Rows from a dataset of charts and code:
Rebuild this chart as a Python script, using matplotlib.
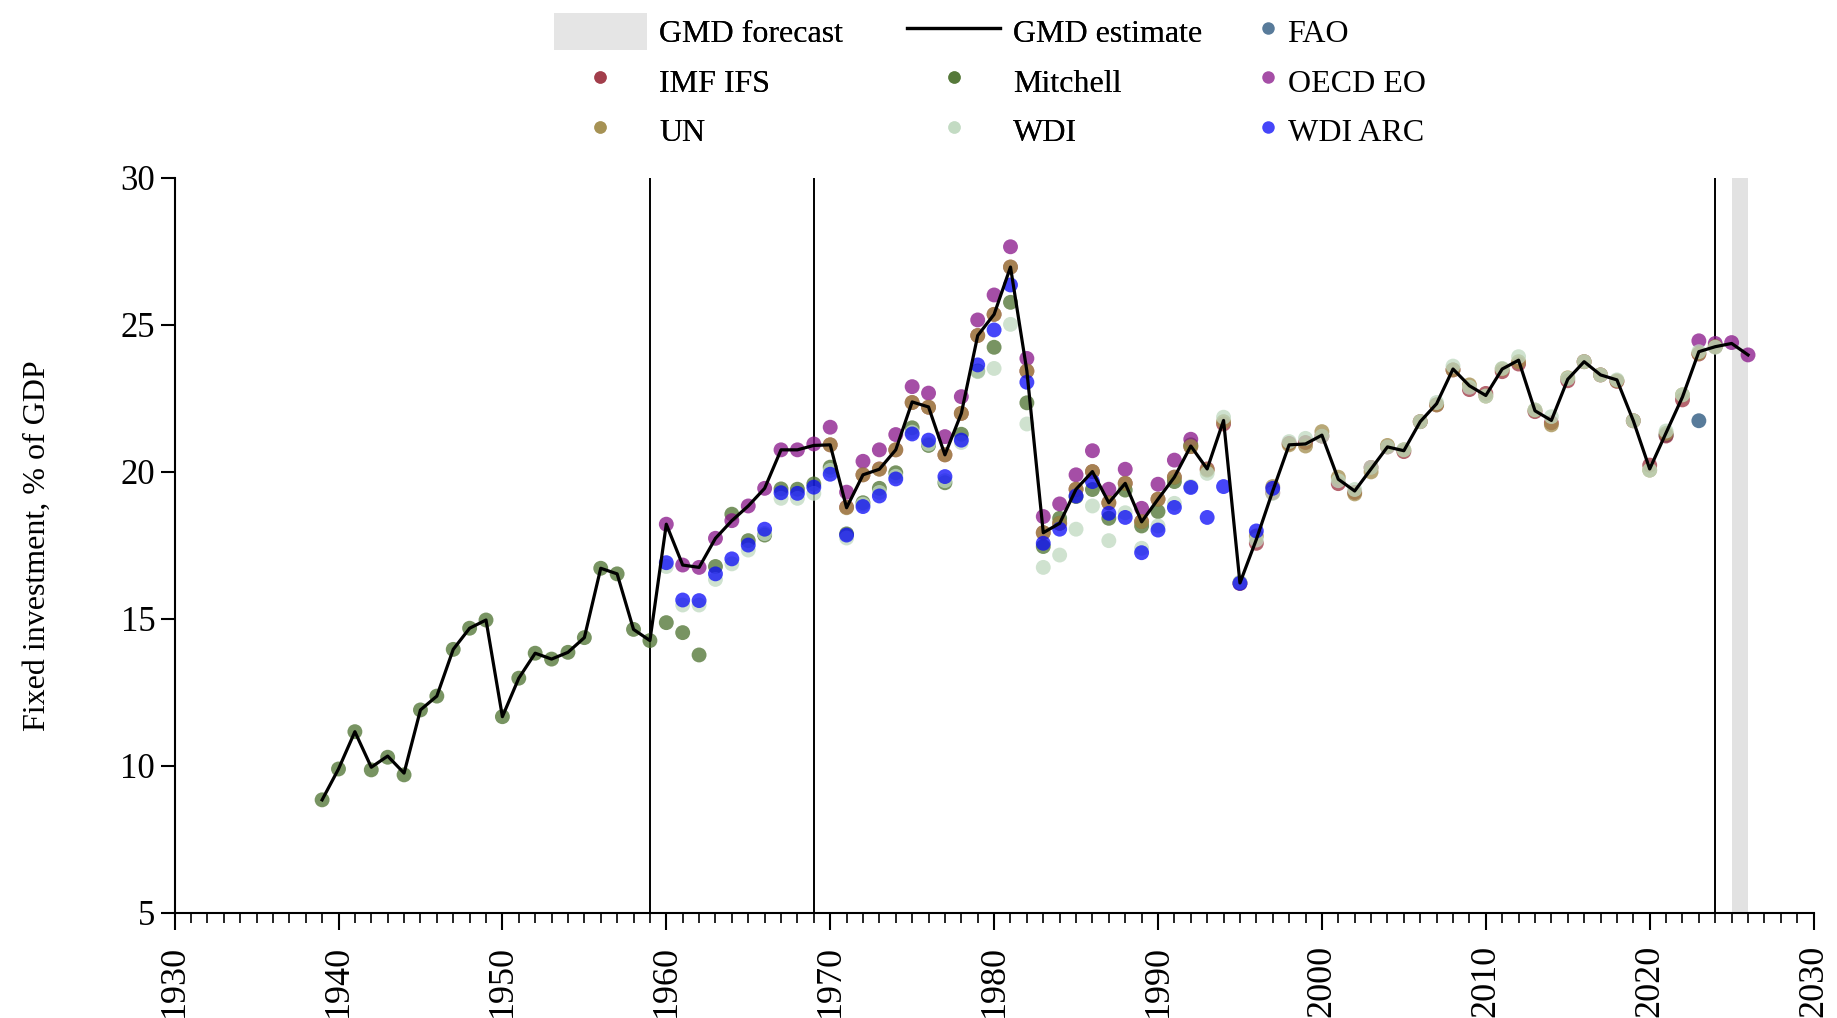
import numpy as np
import matplotlib
matplotlib.use("Agg")
from matplotlib import pyplot as plt
from matplotlib import ticker
from matplotlib.patches import Patch
from matplotlib.lines import Line2D

plt.rcParams['font.family'] = ['Liberation Serif', 'DejaVu Serif']

# ---- data (fixed investment, % of GDP) ----
gmd_years = list(range(1939, 2027))
gmd = [8.84, 9.89, 11.16, 9.95, 10.33, 9.75, 11.90, 12.37, 13.96, 14.68,   # 1939-1948
       14.96, 11.67, 12.98, 13.83, 13.63, 13.86, 14.36, 16.72, 16.53, 14.64,  # 1949-1958
       14.26, 18.22, 16.83, 16.75, 17.74, 18.34, 18.84, 19.44, 20.75, 20.75,  # 1959-1968
       20.90, 20.92, 18.78, 19.90, 20.09, 20.75, 22.38, 22.21, 20.58, 21.99,  # 1969-1978
       24.64, 25.36, 26.97, 23.43, 17.93, 18.25, 19.41, 20.01, 18.95, 19.61,  # 1979-1988
       18.30, 19.07, 19.82, 20.88, 20.10, 21.75, 16.22, 17.70, 19.35, 20.92,  # 1989-1998
       20.95, 21.25, 19.75, 19.35, 20.10, 20.85, 20.72, 21.71, 22.32, 23.50,  # 1999-2008
       22.93, 22.60, 23.50, 23.80, 22.08, 21.75, 23.15, 23.75, 23.30, 23.13,  # 2009-2018
       21.74, 20.10, 21.33, 22.55, 24.09, 24.26, 24.37, 23.98]               # 2019-2026

mitchell_years = list(range(1939, 1993))
mitchell = [8.84, 9.89, 11.16, 9.86, 10.29, 9.69, 11.90, 12.37, 13.96, 14.68,  # 1939-1948
            14.96, 11.67, 12.98, 13.83, 13.63, 13.86, 14.36, 16.72, 16.53, 14.64,  # 1949-1958
            14.26, 14.87, 14.53, 13.77, 16.78, 18.56, 17.66, 17.85, 19.42, 19.41,  # 1959-1968
            19.59, 20.16, 17.89, 18.95, 19.44, 19.97, 21.50, 20.90, 19.63, 21.28,  # 1969-1978
            23.43, 24.24, 25.77, 22.35, 17.46, 18.42, 19.16, 19.40, 18.42, 19.38,  # 1979-1988
            18.16, 18.65, 19.67, 20.92]                                            # 1989-1992

oecd_years = list(range(1960, 1993)) + [2023, 2024, 2025, 2026]
oecd = [18.22, 16.83, 16.75, 17.74, 18.34, 18.84, 19.44, 20.75, 20.75, 20.95,  # 1960-1969
        21.52, 19.31, 20.36, 20.75, 21.27, 22.90, 22.68, 21.20, 22.56, 25.17,  # 1970-1979
        26.02, 27.66, 23.86, 18.48, 18.91, 19.90, 20.72, 19.41, 20.09, 18.76,  # 1980-1989
        19.58, 20.40, 21.11,                                                   # 1990-1992
        24.46, 24.37, 24.40, 23.98]                                            # 2023-2026

arc_years = list(range(1960, 1998))
arc = [16.91, 15.64, 15.62, 16.53, 17.04, 17.51, 18.05, 19.29, 19.27, 19.48,  # 1960-1969
       19.92, 17.85, 18.82, 19.18, 19.76, 21.29, 21.08, 19.84, 21.08, 23.64,  # 1970-1979
       24.83, 26.36, 23.05, 17.57, 18.05, 19.18, 19.67, 18.59, 18.45, 17.25,  # 1980-1989
       18.02, 18.79, 19.47, 18.45, 19.50, 16.21, 17.99, 19.44]                # 1990-1997

wdi_years = list(range(1960, 2025))
wdi = [16.78, 15.47, 15.47, 16.34, 16.87, 17.34, 17.90, 19.10, 19.10, 19.27,  # 1960-1969
       20.05, 17.75, 18.90, 19.30, 19.85, 21.35, 20.95, 19.70, 21.00, 23.41,  # 1970-1979
       23.52, 25.02, 21.63, 16.75, 17.17, 18.05, 18.84, 17.66, 18.61, 17.40,  # 1980-1989
       18.16, 18.93, 19.50, 19.95, 21.86, 16.25, 17.68, 19.27, 21.03, 21.14,  # 1990-1999
       21.22, 19.70, 19.40, 20.15, 20.85, 20.75, 21.71, 22.36, 23.60, 22.88,  # 2000-2009
       22.58, 23.52, 23.92, 22.11, 21.88, 23.18, 23.75, 23.30, 23.13, 21.74,  # 2010-2019
       20.06, 21.39, 22.62, 24.09, 24.24]                                     # 2020-2024

un_years = list(range(1970, 2025))
un = [20.92, 18.78, 19.90, 20.09, 20.75, 22.36, 22.20, 20.58, 21.99, 24.64,  # 1970-1979
      25.36, 26.97, 23.43, 17.93, 18.25, 19.41, 20.01, 18.95, 19.61, 18.31,  # 1980-1989
      19.07, 19.82, 20.86, 20.06, 21.71, 16.22, 17.82, 19.50, 20.92, 20.88,  # 1990-1999
      21.37, 19.82, 19.25, 20.00, 20.90, 20.75, 21.71, 22.28, 23.47, 22.96,  # 2000-2009
      22.58, 23.50, 23.75, 22.10, 21.60, 23.20, 23.75, 23.30, 23.10, 21.74,  # 2010-2019
      20.06, 21.31, 22.62, 24.03, 24.26]                                     # 2020-2024

# IMF points before 1993 sit under the UN ones (only seen as darker dots)
imf_years = list(range(1970, 2025))
imf = [20.92, 18.80, 19.90, 20.10, 20.75, 22.36, 22.20, 20.58, 21.99, 24.64,  # 1970-1979
       25.36, 26.97, 23.43, 17.93, 18.25, 19.41, 20.01, 18.95, 19.61, 18.31,  # 1980-1989
       19.07, 19.82, 20.86, 20.10, 21.63, 16.20, 17.57, 19.29, 20.97, 21.00,  # 1990-1999
       21.22, 19.60, 19.30, 20.15, 20.85, 20.69, 21.71, 22.28, 23.47, 22.80,  # 2000-2009
       22.67, 23.41, 23.67, 22.05, 21.67, 23.10, 23.75, 23.30, 23.08, 21.74,  # 2010-2019
       20.23, 21.22, 22.45, 24.01, 24.26]                                     # 2020-2024

fao_years = [2021, 2023]
fao = [21.25, 21.74]

break_years = [1959, 1969, 2024]   # vertical lines
forecast_span = (2025, 2026)

# source name -> (years, values, colour); drawn in this order
sources = [("FAO", fao_years, fao, "#204f79"),
           ("IMF IFS", imf_years, imf, "#9c313f"),
           ("Mitchell", mitchell_years, mitchell, "#4b702d"),
           ("OECD EO", oecd_years, oecd, "#871388"),
           ("UN", un_years, un, "#a18b49"),
           ("WDI", wdi_years, wdi, "#bfd9c0"),
           ("WDI ARC", arc_years, arc, "#0808f8")]
ALPHA = 0.75


def make_plot():
    W, H = 1837, 1018
    fig = plt.figure(figsize=(W/100, H/100), dpi=100)
    ax = fig.add_axes([174.6/W, 1 - 912.7/H, 1639/W, 734.7/H])

    ax.axvspan(*forecast_span, color="#e2e2e2", lw=0, zorder=0)
    for yr in break_years:
        ax.axvline(yr, color="black", lw=1.4, zorder=1)

    for name, yrs, vals, col in sources:
        ax.scatter(yrs, vals, s=115, color=col, alpha=ALPHA, edgecolors="none", zorder=3)
    ax.plot(gmd_years, gmd, color="black", lw=2.3, zorder=4)

    ax.set_xlim(1930, 2030)
    ax.set_ylim(5, 30)
    ax.set_xticks(range(1930, 2031, 10))
    ax.xaxis.set_minor_locator(ticker.MultipleLocator(1))
    ax.set_yticks(range(5, 31, 5))
    ax.tick_params(axis="x", which="major", length=12, width=1.5, labelsize=26,
                   labelrotation=90, pad=11)
    ax.tick_params(axis="x", which="minor", length=7, width=1.2)
    ax.tick_params(axis="y", which="major", length=10, width=1.5, labelsize=25, pad=4)
    for side in ["top", "right"]:
        ax.spines[side].set_visible(False)
    for side in ["left", "bottom"]:
        ax.spines[side].set_linewidth(1.5)

    fig.text(37/W, 1 - 545.4/H, "Fixed investment, % of GDP", rotation=90,
             ha="center", va="center", fontsize=23)

    # legend: built as two blocks so the 3rd column gets a short handle
    def dot(col):
        return Line2D([], [], marker="o", ls="", color=col, alpha=ALPHA,
                      markersize=9, markeredgewidth=0)
    cols = {name: col for name, _, _, col in sources}
    h1 = [Patch(facecolor="#e5e5e5", edgecolor="none"), dot(cols["IMF IFS"]), dot(cols["UN"]),
          Line2D([], [], color="black", lw=2.3), dot(cols["Mitchell"]), dot(cols["WDI"])]
    l1 = ["GMD forecast", "IMF IFS", "UN", "GMD estimate", "Mitchell", "WDI"]
    leg_kw = dict(frameon=False, fontsize=23, handleheight=1.4, labelspacing=0.4,
                  borderpad=0, borderaxespad=0, handletextpad=0.4)
    leg1 = fig.legend(h1, l1, loc="upper left", bbox_to_anchor=(554/W, 1 - 13/H), ncol=2,
                      handlelength=2.9, columnspacing=2.0, **leg_kw)
    h2 = [dot(cols["FAO"]), dot(cols["OECD EO"]), dot(cols["WDI ARC"])]
    l2 = ["FAO", "OECD EO", "WDI ARC"]
    fig.legend(h2, l2, loc="upper left", bbox_to_anchor=(1262/W, 1 - 13/H), ncol=1,
               handlelength=0.4, **leg_kw)
    fig.add_artist(leg1)

    fig.savefig("out.png", dpi=100)
    return ax


if __name__ == "__main__":
    make_plot()
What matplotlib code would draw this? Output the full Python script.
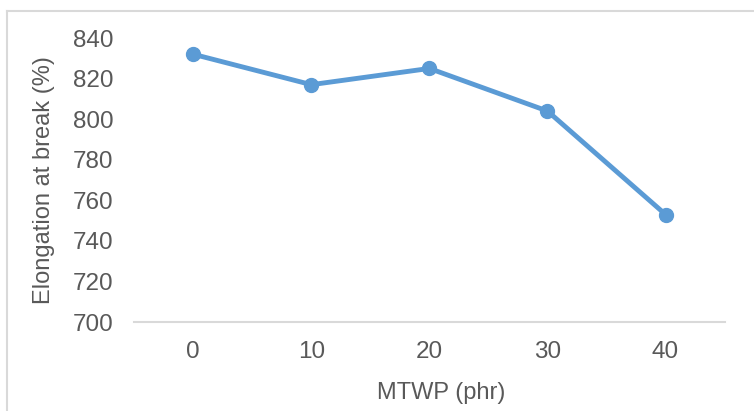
import numpy as np
import matplotlib.pyplot as plt
from matplotlib.lines import Line2D

mtwp = ['0', '10', '20', '30', '40']
elongation = [832, 817, 825, 804, 753]
yticks = [700, 720, 740, 760, 780, 800, 820, 840]

plt.rcParams['font.family'] = ['Liberation Sans', 'DejaVu Sans']

fig = plt.figure(figsize=(7.54, 4.11), dpi=100)
ax = fig.add_axes([0.178, 0.2165, 0.783, 0.691])

x = np.arange(len(mtwp))
ax.plot(x, elongation, color='#5b9bd5', linewidth=3.5, marker='o',
        markersize=10, solid_capstyle='round', clip_on=False)

ax.set_xlim(-0.5, len(mtwp) - 0.5)
ax.set_ylim(700, 840)
ax.set_xticks(x)
ax.set_xticklabels(mtwp)
ax.set_yticks(yticks)

for s in ['top', 'right', 'left']:
    ax.spines[s].set_visible(False)
ax.spines['bottom'].set_color('#d9d9d9')
ax.spines['bottom'].set_linewidth(1.5)

ax.tick_params(axis='both', length=0, labelsize=17.5, labelcolor='#595959')
ax.tick_params(axis='y', pad=15)
ax.tick_params(axis='x', pad=14)

ax.set_xlabel('MTWP (phr)', fontsize=17, color='#595959', labelpad=13)
ax.set_ylabel('Elongation at break (%)', fontsize=17, color='#595959', labelpad=13)
ax.xaxis.label.set_x(0.52)

# chart area border (only top and left visible in the crop)
fig.add_artist(Line2D([0.0093, 1.0], [0.973, 0.973], color='#d9d9d9', linewidth=1.5))
fig.add_artist(Line2D([0.0093, 0.0093], [0.0, 0.973], color='#d9d9d9', linewidth=1.5))

fig.savefig('out.png', dpi=100)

The problem =>
Go back to the entries above and restate word for word every line from the first through the one that contains "18.16, 18.65, 19.67, 20.92]", leaving the pictures behind.

Solved problem =>
Rebuild this chart as a Python script, using matplotlib.
import numpy as np
import matplotlib
matplotlib.use("Agg")
from matplotlib import pyplot as plt
from matplotlib import ticker
from matplotlib.patches import Patch
from matplotlib.lines import Line2D

plt.rcParams['font.family'] = ['Liberation Serif', 'DejaVu Serif']

# ---- data (fixed investment, % of GDP) ----
gmd_years = list(range(1939, 2027))
gmd = [8.84, 9.89, 11.16, 9.95, 10.33, 9.75, 11.90, 12.37, 13.96, 14.68,   # 1939-1948
       14.96, 11.67, 12.98, 13.83, 13.63, 13.86, 14.36, 16.72, 16.53, 14.64,  # 1949-1958
       14.26, 18.22, 16.83, 16.75, 17.74, 18.34, 18.84, 19.44, 20.75, 20.75,  # 1959-1968
       20.90, 20.92, 18.78, 19.90, 20.09, 20.75, 22.38, 22.21, 20.58, 21.99,  # 1969-1978
       24.64, 25.36, 26.97, 23.43, 17.93, 18.25, 19.41, 20.01, 18.95, 19.61,  # 1979-1988
       18.30, 19.07, 19.82, 20.88, 20.10, 21.75, 16.22, 17.70, 19.35, 20.92,  # 1989-1998
       20.95, 21.25, 19.75, 19.35, 20.10, 20.85, 20.72, 21.71, 22.32, 23.50,  # 1999-2008
       22.93, 22.60, 23.50, 23.80, 22.08, 21.75, 23.15, 23.75, 23.30, 23.13,  # 2009-2018
       21.74, 20.10, 21.33, 22.55, 24.09, 24.26, 24.37, 23.98]               # 2019-2026

mitchell_years = list(range(1939, 1993))
mitchell = [8.84, 9.89, 11.16, 9.86, 10.29, 9.69, 11.90, 12.37, 13.96, 14.68,  # 1939-1948
            14.96, 11.67, 12.98, 13.83, 13.63, 13.86, 14.36, 16.72, 16.53, 14.64,  # 1949-1958
            14.26, 14.87, 14.53, 13.77, 16.78, 18.56, 17.66, 17.85, 19.42, 19.41,  # 1959-1968
            19.59, 20.16, 17.89, 18.95, 19.44, 19.97, 21.50, 20.90, 19.63, 21.28,  # 1969-1978
            23.43, 24.24, 25.77, 22.35, 17.46, 18.42, 19.16, 19.40, 18.42, 19.38,  # 1979-1988
            18.16, 18.65, 19.67, 20.92]                                            # 1989-1992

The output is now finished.